It’s no surprise that the research supports reading with you babies from infancy. When babies are read too, they are exposed to more words which helps develop their language skills. When babies are read to from an early age, they are more likely to have stronger vocabularies and literacy skills when they are preschoolers and older. Reading to babies that are on the move (crawling, walking, scooting) add a little extra layer of difficulty. As a newborn, it’s easier to snuggle up and read a few pages together but once they start discovering the world around them, it’s a whole new world to compete with. We want to make reading the number one choice from the beginning! Here are my favorite ways to engage busy babies in reading!
TOP 10 TIPS FOR READING WITH A BUSY BABY!
Face Your Baby While You Read
They will LOVE seeing your face as you make different expressions while reading. This not only boosts language development and vocabulary skills but it also introduces them to different emotions.
Choose Interactive Books
Reading books with lift the flaps and different textures give the element of surprise and will keep you baby engaged. Your child will love opening the flaps, touching something different and experiencing the book with multiple senses.
A Little Goes A Long Way
You don’t have to spend an entire book or 20 minutes reading with your baby. The average attention span of an 8 month – 15 month old is only 1-2 minutes! So grab a book for a minute, read a fun page and then move on to something else! Then, come back to it! It’s perfectly normal for a busy baby to not want to stay still and listen to an entire book!
Add In Movement and Sound
I love reading Moo, Baa, La, La, La by Sandra Boynton because it lends itself to making fun animal sounds!
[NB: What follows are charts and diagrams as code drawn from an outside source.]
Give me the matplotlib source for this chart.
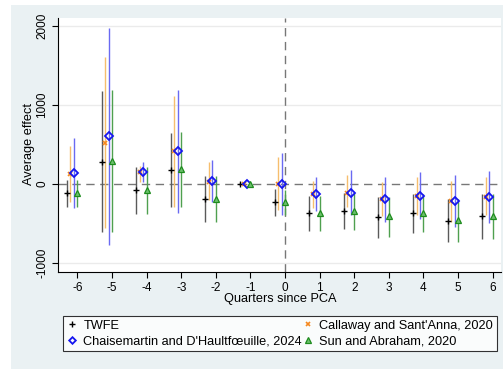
import matplotlib
matplotlib.use("Agg")
import matplotlib.pyplot as plt
from matplotlib.patches import Rectangle
from matplotlib.lines import Line2D
import numpy as np

plt.rcParams['font.family'] = ['Liberation Sans', 'DejaVu Sans']

quarters = [-6, -5, -4, -3, -2, -1, 0, 1, 2, 3, 4, 5, 6]

twfe_est = [-110, 280, -84, 177, -194, 0, -236, -371, -350, -422, -371, -464, -413]
twfe_lo = [-287, -614, -380, -287, -489, 0, -413, -595, -574, -679, -624, -730, -700]
twfe_hi = [50, 1179, 211, 641, 93, 0, -67, -148, -118, -169, -131, -194, -131]

cs_est = [123, 515, 152, 409, 29, 0, 0, -131, -110, -194, -148, -215, -165]
cs_lo = [-230, -565, 29, -287, -203, 0, -329, -308, -287, -413, -392, -477, -392]
cs_hi = [472, 1600, 220, 1105, 274, 0, 338, 38, 114, 29, 84, 38, 84]

dcdh_est = [135, 599, 148, 409, 38, 0, -4, -131, -110, -198, -148, -215, -165]
dcdh_lo = [-305, -772, 21, -363, -224, 0, -392, -342, -392, -477, -447, -548, -498]
dcdh_hi = [580, 1971, 282, 1190, 295, 0, 388, 80, 169, 84, 152, 114, 165]

sa_est = [-110, 289, -76, 186, -194, 0, -224, -363, -342, -413, -363, -456, -405]
sa_lo = [-287, -614, -380, -295, -489, 0, -392, -595, -582, -667, -612, -730, -700]
sa_hi = [50, 1190, 211, 650, 101, 0, -76, -156, -118, -173, -131, -194, -131]

labels = ["TWFE", "Callaway and Sant'Anna, 2020",
          "Chaisemartin and D'Haultfœuille, 2024", "Sun and Abraham, 2020"]

W, H = 503, 369
fig = plt.figure(figsize=(W / 100, H / 100), dpi=100)
fig.patch.set_facecolor('white')
bg = '#EAF1F3'
fig.patches.append(Rectangle((11 / W, 0), 1 - 11 / W, 1 - 5 / H,
                             transform=fig.transFigure, facecolor=bg,
                             edgecolor='none', zorder=-10))

ax = fig.add_axes([58 / W, 1 - 272 / H, (501 - 58) / W, (272 - 17.7) / H])
ax.set_facecolor('white')

q = np.array(quarters, dtype=float)

series = [
    (twfe_est, twfe_lo, twfe_hi, -0.3, dict(marker='+', color='black', ms=5, mew=1.0, mfc='none'), '#5a5a5a'),
    (cs_est, cs_lo, cs_hi, -0.2, dict(marker='x', color='#F5881F', ms=3.5, mew=1.2, mfc='none'), '#F6BE6E'),
    (dcdh_est, dcdh_lo, dcdh_hi, -0.1, dict(marker='D', color='#1515F0', ms=4.5, mew=1.3, mfc='none'), '#6A6AF2'),
    (sa_est, sa_lo, sa_hi, 0.0, dict(marker='^', color='#1E8C1E', ms=5, mew=0.9, mfc='#6CC06C'), '#4FA04F'),
]

handles = []
for est, lo, hi, off, mstyle, cicol in series:
    x = q + off
    ax.vlines(x, lo, hi, colors=cicol, lw=1.0, zorder=2)
    ax.plot(x, est, ls='none', zorder=4, **mstyle)
    h = Line2D([], [], ls='none', marker=mstyle['marker'], color=mstyle['color'],
               ms=mstyle['ms'] * 0.75, mew=mstyle['mew'], mfc=mstyle['mfc'])
    handles.append(h)

ax.axhline(0, color='#777777', ls=(0, (6, 4)), lw=1.0, zorder=1)
ax.axvline(0, color='#777777', ls=(0, (6, 4)), lw=1.0, zorder=1)

ax.set_xlim(-6.56, 6.24)
ax.set_ylim(-1115, 2100)
ax.set_xticks(quarters)
ax.set_xticklabels([str(v) for v in quarters])
ax.set_yticks([-1000, 0, 1000, 2000])
ax.set_yticklabels(['-1000', '0', '1000', '2000'], rotation=90, va='center')
for v in [-1000, 1000, 2000]:
    ax.axhline(v, color='#EBEBEB', lw=1.0, zorder=0)

for s in ['top', 'right']:
    ax.spines[s].set_visible(False)
for s in ['left', 'bottom']:
    ax.spines[s].set_color('black')
    ax.spines[s].set_linewidth(0.8)

ax.tick_params(axis='both', length=4, width=0.8, labelsize=8.5, colors='black')
ax.tick_params(axis='x', pad=3.5)
ax.tick_params(axis='y', pad=3)

fig.text(29 / W, 1 - 144 / H, 'Average effect', rotation=90, ha='center', va='center', fontsize=9.2)
fig.text(280 / W, 1 - 299 / H, 'Quarters since PCA', ha='center', va='center', fontsize=9.2)

order = [0, 2, 1, 3]
leg = fig.legend([handles[i] for i in order], [labels[i] for i in order],
                 ncol=2, loc='center',
                 bbox_to_anchor=(63 / W, 1 - 354 / H, (497 - 63) / W, 41 / H),
                 mode='expand', fontsize=9.2, frameon=True, fancybox=False,
                 edgecolor='black', handlelength=0.8, handletextpad=0.5,
                 borderpad=0.3, labelspacing=0.25, columnspacing=0.5,
                 borderaxespad=0)
leg.get_frame().set_linewidth(0.8)

fig.savefig('out.png', dpi=100, facecolor='white')
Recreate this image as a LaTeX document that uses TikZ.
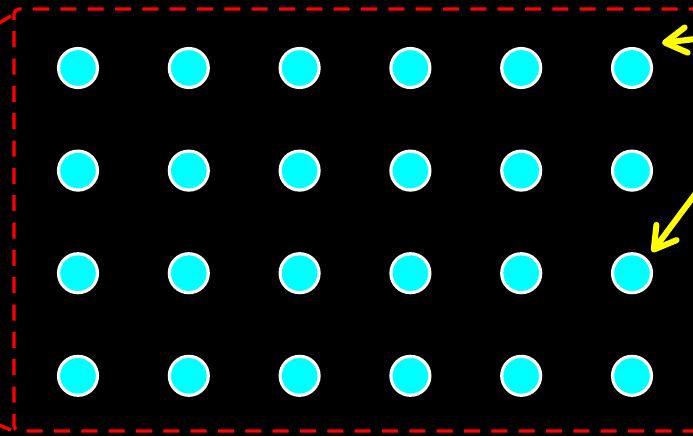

This book still keeps my 2 year old engaged and repeating the sounds! When adding sounds or reading the sounds in a fun way, it catches baby’s attention! This is also a great way to help their language development! By adding movement, for example, pretending to run in place when the character is running, also really engages your baby and makes it a fun experience!
Babies take in the world through all their senses, including taste! It’s not surprising that your baby wants to gnaw on the books you are reading! By choosing board books, your baby can help your child learn to love books from the beginning! Board books also help babies learn turn pages because they are thick and easy to turn without ripping!
Sing and Read!
I have the hardest time remember nursery rhymes and baby songs by heart so I LOVE to use nursery rhyme books with babies! These books usually have multiple nursery rhymes and songs for you to enjoy with your little one! Don’t worry if you aren’t a Mariah Carey…I can’t carry a tune and my kids still love to listen to me sing to them (for now! :)) My favorite book with nursery rhyme is “The Big Book of Nursery Rhymes” by Felicity Brooks.
Never too Early for Nonfiction!
So many wonderfully board books are also nonfiction! This is a perfect age to introduce nonfiction because they are starting to notice and discover the world around them. If you are going on your first trip to the beach, grab some nonfiction books with sea animals or about the beach. One of my favorite nonfiction books for this age is My Big Animal Book by Roger Priddy. Think about things that your child seems interested in…pets, animals, the park, food, trucks, cars, trains…anything and you can grab a nonfiction board book for them to begin learning about the world around them!
Read All Around the House
Reading doesn’t just have to happen at bed time or sitting on the couch…it can happen anywhere! Here are my favorite places to add book baskets so we can read anywhere!
Books with Real Photographs or Familiar Things
Babies love to see pictures of other babies. We love Making Faces by Abrahams Appleseed. There are other books in that series, too that are wonderful! Babies also like books that have familiar routines. The Lovevery Subscriptions come with a board book that is perfect for familiar things (like playdates, emotions/faces, parts of the body).
Point out Pictures
Like I said earlier, you do not have to read every single word! Sometimes it’s fun to just grab a book and look at the pictures. By pointing to the pictures and describing what you see to your baby will hear so many new words that will help their vocabulary development. Most board books and books created with babies in mind and they do not have a lot of text on each page so use it as a talking point and describe what you see!